Geysers shoot from Saturn’s icy moon Enceladus, providing evidence for a global subsurface ocean.
Might ET be buried under too much ice to phone Earth? That’s what planetary scientist Alan Stern of the Southwest Research Institute in Boulder, Colorado, has concluded may be delaying our contact with alien civilizations. Most extraterrestrial creatures are likely deep inside their home planets, in subsurface oceans crusted over in frozen water ice, according to a new proposal at this year's American Astronomy Society Division for Planetary Sciences meeting in Provo, Utah. The hypothesis could explain the lack of signals from other technologically advanced civilizations, a conundrum known as the Fermi paradox.
It’s only recently that astronomers have come to appreciate how common oceans are in our solar system; evidence for them can be seen on several moons of Jupiter, Saturn, and Neptune, and even distant Pluto. These worlds all have water ice as a major component of their crusts, which forms towering mountains and cracked canyons on their surfaces but melts into liquid water at lower depths. Hydrothermal vents on these ocean beds might pump nutrients into their surroundings, similar to ecosystems at the bottom of Earth’s oceans. Such nurseries for life—shielded from space by a thick ice shell—might even be more productive than our own exposed environment.
And should living organisms on icy ocean worlds evolve into intelligent creatures, they probably wouldn’t know the night sky as well as us humans. Perhaps the equivalent of their “space program” would simply be boring through to the frozen surface of their planet, Stern suggests. His proposal wasn’t based on new evidence, but for the first time links up the prevalence of icy ocean worlds with the lack of alien signals.

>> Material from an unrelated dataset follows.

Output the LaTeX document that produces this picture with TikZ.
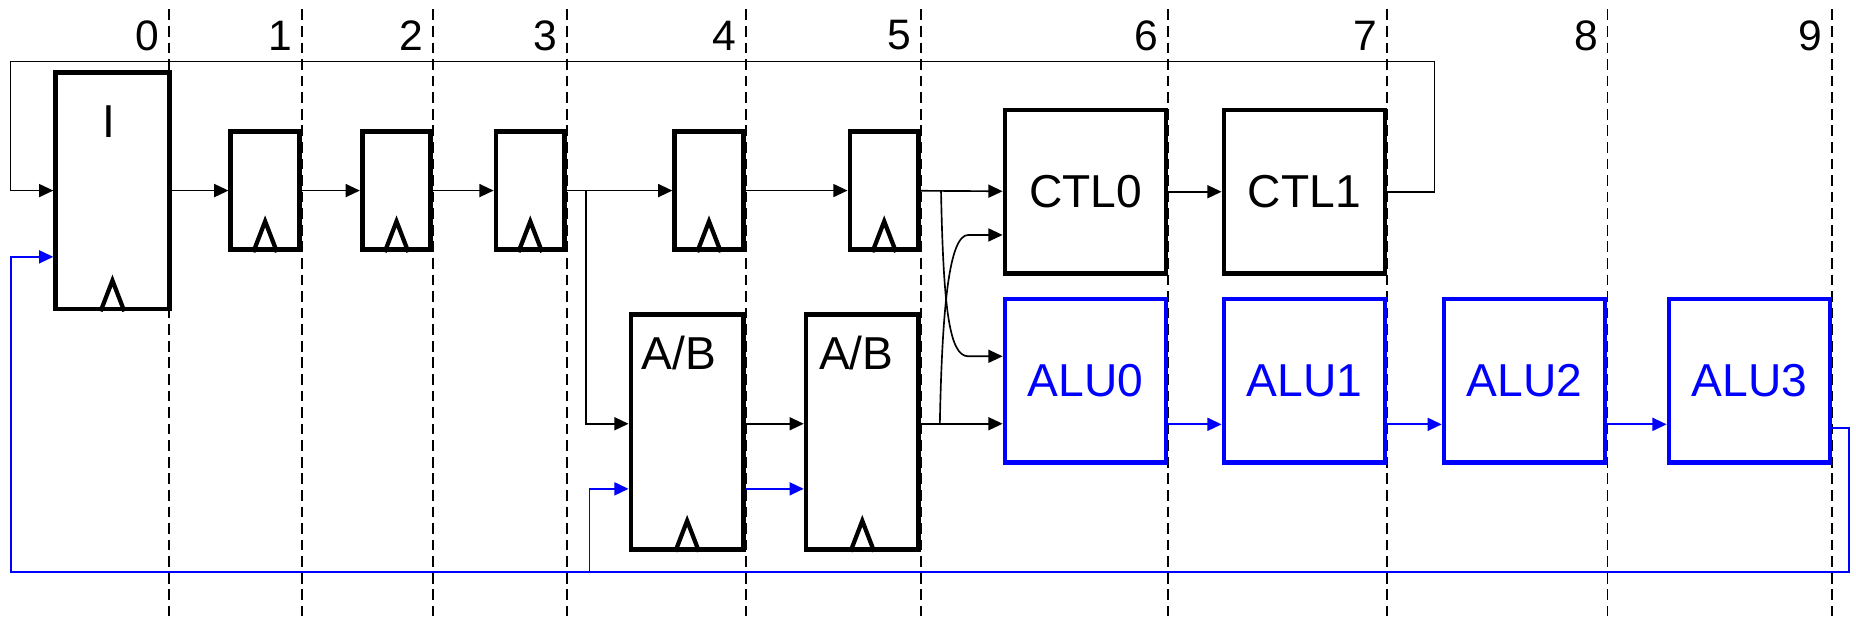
\documentclass[tikz,border=0pt]{standalone}
\usepackage{fontspec}
\setmainfont{Liberation Sans}
\usetikzlibrary{arrows.meta, positioning, calc}

\begin{document}
\begin{tikzpicture}[x=1pt, y=-1pt, font=\fontsize{39}{45}\selectfont,
    reg/.style={draw, line width=4pt, inner sep=0pt, anchor=east, minimum width=58pt, minimum height=100pt},
    blk/.style={draw, line width=4pt, inner sep=0pt, anchor=east, minimum width=136pt, minimum height=138pt},
    alu/.style={blk, blue},
    wire/.style={line width=1.4pt, -{Triangle[length=12pt,width=11pt]}},
    bwire/.style={wire, blue, line width=1.6pt},
    clk/.style={line width=3.6pt},
    stage/.style={line width=1.6pt, dash pattern=on 9pt off 5pt}
]
  \useasboundingbox (0,0) rectangle (1568,524);

  % pipeline stages
  \foreach \n/\x in {0/143,1/255,2/366,3/479,4/630,5/778,6/987,7/1172,8/1358,9/1548} {
    \coordinate (t\n) at (\x,0);
    \draw[stage] (\x,8) -- (\x,520);
    \node[anchor=east, inner sep=0pt, font=\fontsize{36}{43}\selectfont] (n\n) at ($(t\n)+(-8,30)$) {\n};
  }

  \node[draw, line width=4pt, inner sep=0pt, anchor=east, minimum width=96pt, minimum height=200pt] (I) at ($(t0)+(2,161)$) {};
  \node (Ilab) at ([xshift=-3pt,yshift=-44pt]I.north) {I};
  \node[reg] (R1) at ($(t1)+(0,161)$) {};
  \node[reg] (R2) at ($(t2)+(0,161)$) {};
  \node[reg] (R3) at ($(t3)+(0,161)$) {};
  \node[reg] (R4) at ($(t4)+(0,161)$) {};
  \node[reg] (R5) at ($(t5)+(0,161)$) {};

  \node[reg, minimum width=95pt, minimum height=198pt] (AB1) at ($(t4)+(0,365)$) {};
  \node[reg, minimum width=95pt, minimum height=198pt] (AB2) at ($(t5)+(0,365)$) {};
  \node (ABlab1) at ([xshift=-7pt,yshift=-34pt]AB1.north) {A/B};
  \node (ABlab2) at ([xshift=-5pt,yshift=-34pt]AB2.north) {A/B};

  \node[blk] (CTL0) at ($(t6)+(0,162)$) {CTL0};
  \node[blk] (CTL1) at ($(t7)+(0,162)$) {CTL1};

  \node[alu] (ALU0) at ($(t6)+(0,321.5)$) {ALU0};
  \node[alu] (ALU1) at ($(t7)+(0,321.5)$) {ALU1};
  \node[alu] (ALU2) at ($(t8)+(0,321.5)$) {ALU2};
  \node[alu] (ALU3) at ($(t9)+(0,321.5)$) {ALU3};

  % clock marks
  \foreach \n in {I,R1,R2,R3,R4,R5,AB1,AB2}
    \draw[clk] ([xshift=-10pt]\n.south) -- ++(10,-26) -- ++(10,26);

  % front end
  \draw[wire] (I) -- (R1);
  \draw[wire] (R1) -- (R2);
  \draw[wire] (R2) -- (R3);
  \draw[wire] (R3) -- (R4);
  \draw[wire] (R4) -- (R5);
  \draw[wire] (R5) -- (CTL0);
  \draw[wire] (CTL0) -- (CTL1);
  \coordinate (j3) at ($(R3.east)+(16,0)$);
  \draw[wire] (j3) |- ([yshift=7pt]AB1.west);
  \draw[wire] ([yshift=7pt]AB1.east) -- ([yshift=7pt]AB2.west);
  \draw[wire] ([yshift=7pt]AB2.east) -- ([yshift=7pt]AB2.east -| ALU0.west);

  % crossing
  \coordinate (j5) at ($(R5.east)+(17,0)$);
  \coordinate (jab) at ($(AB2.east)+(16,-7)$);
  \draw[wire] (j5) .. controls +(2,100) and +(-16,0) .. ([xshift=-29pt,yshift=20.5pt]ALU0.west) -- ([yshift=20.5pt]ALU0.west);
  \draw[wire] (jab) .. controls +(2,-100) and +(-16,0) .. ([xshift=-29pt,yshift=-36.5pt]CTL0.west) -- ([yshift=-36.5pt]CTL0.west);

  % feedback
  \draw[wire] (CTL1.east) -- ++(40,0) -- ++(0,-110) -| ([xshift=-36pt]I.west) -- (I.west);

  % ALU chain
  \foreach \a/\b in {ALU0/ALU1,ALU1/ALU2,ALU2/ALU3}
    \draw[bwire] ([yshift=-37pt]\a.east) -- ([yshift=-37pt]\b.west);
  \draw[bwire] ([yshift=-40pt]ALU3.east) -- ++(14,0) -- ++(0,122) -| ([xshift=-36pt,yshift=-56pt]I.west) -- ([yshift=-56pt]I.west);
  \coordinate (jb) at (498,483.5);
  \draw[bwire] (jb) |- ([yshift=-48pt]AB1.west);
  \draw[bwire] ([yshift=-48pt]AB1.east) -- ([yshift=-48pt]AB2.west);
\end{tikzpicture}
\end{document}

The idea is intriguing, says psychologist Douglas Vakoch, president of the San Francisco, California–based Messaging Extraterrestrial Intelligence, though he believes there’s no need to invoke the Fermi paradox. Biochemical indications of life are simply hard to detect remotely, he says, and it will likely take new telescopes and techniques to find them. If they don’t find us first, says Stern, it could be because they decide long-distance communication isn’t worthwhile, especially if they think everybody else is trapped in their own little icy bubbles.